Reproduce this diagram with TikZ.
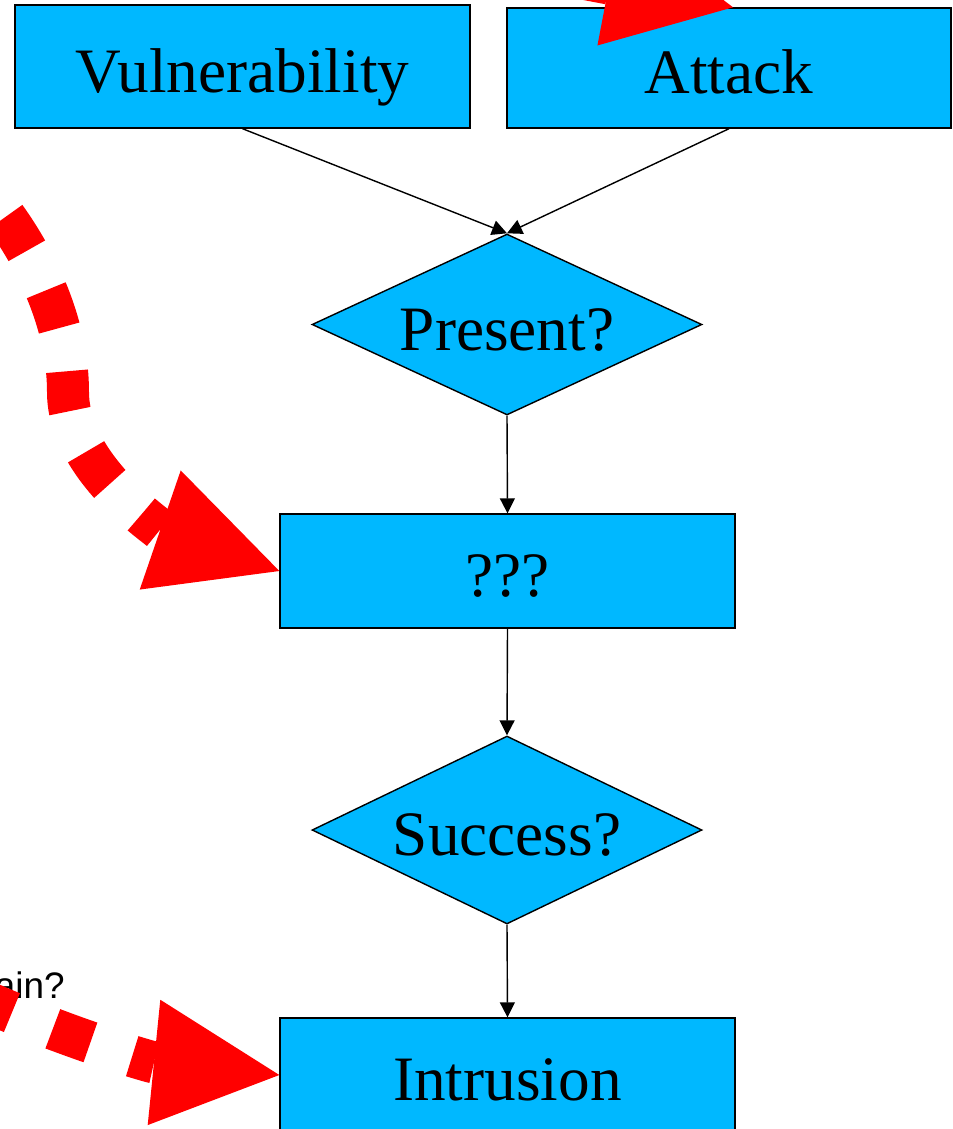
\documentclass[tikz,border=0pt]{standalone}
\usepackage{fontspec}
\setmainfont{Liberation Serif}
\newfontfamily\labelsans{Liberation Sans}
\usepackage{tikz}
\usetikzlibrary{arrows,shapes}
\usetikzlibrary{shapes.geometric}
\usetikzlibrary{arrows.meta}
\usetikzlibrary{calc}
\definecolor{boxblue}{RGB}{0,184,255}

\begin{document}
\begin{tikzpicture}[x=0.02cm, y=-0.02cm,
  stepbox/.style={draw, fill=boxblue, line width=0.8pt, inner sep=0pt,
    text height=29.5pt, text depth=0pt, font=\fontsize{36}{40}\selectfont},
  decision/.style={diamond, draw, fill=boxblue, line width=0.8pt, inner sep=0pt,
    text height=29.5pt, text depth=0pt,
    aspect=2.15, minimum width=7.8cm, font=\fontsize{36}{40}\selectfont},
  flow/.style={line width=0.8pt, -{Triangle[length=0.3cm,width=0.3cm]}},
  redarrow/.style={red, line width=0.84cm, dash pattern=on 0.8cm off 0.88cm,
    -{Triangle[length=2.52cm,width=2.52cm,line width=0pt]}}]

  \useasboundingbox (0,0) rectangle (953,1129);
  \clip (0,0) rectangle (953,1129);

  % Nodes
  \node[stepbox, minimum width=9.1cm, minimum height=2.46cm] (vul) at (242.5,66.5) {Vulnerability};
  \node[stepbox, minimum width=8.88cm, minimum height=2.4cm] (att) at (729,68) {Attack};
  \node[decision, minimum height=3.62cm] (present) at (507,324.5) {Present?};
  \node[stepbox, minimum width=9.1cm, minimum height=2.28cm] (tmp) at (507.5,571) {???};
  \node[decision, minimum height=3.76cm] (success) at (507,830) {Success?};
  \node[stepbox, minimum width=9.1cm, minimum height=2.28cm] (intr) at (507.5,1075) {Intrusion};
  \node[anchor=base east, inner sep=0pt, font=\labelsans\fontsize{21}{25}\selectfont] (again) at (65,998) {again?};

  % Edges
  \draw[flow] (vul.south) -- (present.north);
  \draw[flow] (att.south) -- (present.north);
  \draw[flow] (present.south) -- (tmp.north);
  \draw[flow] (tmp.south) -- (success.north);
  \draw[flow] (success.south) -- (intr.north);

  % Red arrows
  \coordinate (atkfrom) at (580,-22);
  \coordinate (loopfrom) at (-30,175);
  \coordinate (againfrom) at (-60,980);
  \draw[redarrow] (atkfrom) -- ($(att.north)+(4,0)$);
  \draw[redarrow, dash phase=0.58cm] (loopfrom) .. controls (10,215) and (68,300) .. (68,392)
    .. controls (68,470) and (166,532) .. (tmp.west);
  \draw[redarrow, dash phase=0.9cm] (againfrom) .. controls (40,1030) and (150,1062) .. (intr.west);

\end{tikzpicture}
\end{document}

-----

Without the pictures, print the whole listing exactly as given.

- Answer to this problem:
Reproduce this diagram with TikZ.
\documentclass[tikz,border=0pt]{standalone}
\usepackage{fontspec}
\setmainfont{Liberation Serif}
\newfontfamily\labelsans{Liberation Sans}
\usepackage{tikz}
\usetikzlibrary{arrows,shapes}
\usetikzlibrary{shapes.geometric}
\usetikzlibrary{arrows.meta}
\usetikzlibrary{calc}
\definecolor{boxblue}{RGB}{0,184,255}

\begin{document}
\begin{tikzpicture}[x=0.02cm, y=-0.02cm,
  stepbox/.style={draw, fill=boxblue, line width=0.8pt, inner sep=0pt,
    text height=29.5pt, text depth=0pt, font=\fontsize{36}{40}\selectfont},
  decision/.style={diamond, draw, fill=boxblue, line width=0.8pt, inner sep=0pt,
    text height=29.5pt, text depth=0pt,
    aspect=2.15, minimum width=7.8cm, font=\fontsize{36}{40}\selectfont},
  flow/.style={line width=0.8pt, -{Triangle[length=0.3cm,width=0.3cm]}},
  redarrow/.style={red, line width=0.84cm, dash pattern=on 0.8cm off 0.88cm,
    -{Triangle[length=2.52cm,width=2.52cm,line width=0pt]}}]

  \useasboundingbox (0,0) rectangle (953,1129);
  \clip (0,0) rectangle (953,1129);

  % Nodes
  \node[stepbox, minimum width=9.1cm, minimum height=2.46cm] (vul) at (242.5,66.5) {Vulnerability};
  \node[stepbox, minimum width=8.88cm, minimum height=2.4cm] (att) at (729,68) {Attack};
  \node[decision, minimum height=3.62cm] (present) at (507,324.5) {Present?};
  \node[stepbox, minimum width=9.1cm, minimum height=2.28cm] (tmp) at (507.5,571) {???};
  \node[decision, minimum height=3.76cm] (success) at (507,830) {Success?};
  \node[stepbox, minimum width=9.1cm, minimum height=2.28cm] (intr) at (507.5,1075) {Intrusion};
  \node[anchor=base east, inner sep=0pt, font=\labelsans\fontsize{21}{25}\selectfont] (again) at (65,998) {again?};

  % Edges
  \draw[flow] (vul.south) -- (present.north);
  \draw[flow] (att.south) -- (present.north);
  \draw[flow] (present.south) -- (tmp.north);
  \draw[flow] (tmp.south) -- (success.north);
  \draw[flow] (success.south) -- (intr.north);

  % Red arrows
  \coordinate (atkfrom) at (580,-22);
  \coordinate (loopfrom) at (-30,175);
  \coordinate (againfrom) at (-60,980);
  \draw[redarrow] (atkfrom) -- ($(att.north)+(4,0)$);
  \draw[redarrow, dash phase=0.58cm] (loopfrom) .. controls (10,215) and (68,300) .. (68,392)
    .. controls (68,470) and (166,532) .. (tmp.west);
  \draw[redarrow, dash phase=0.9cm] (againfrom) .. controls (40,1030) and (150,1062) .. (intr.west);

\end{tikzpicture}
\end{document}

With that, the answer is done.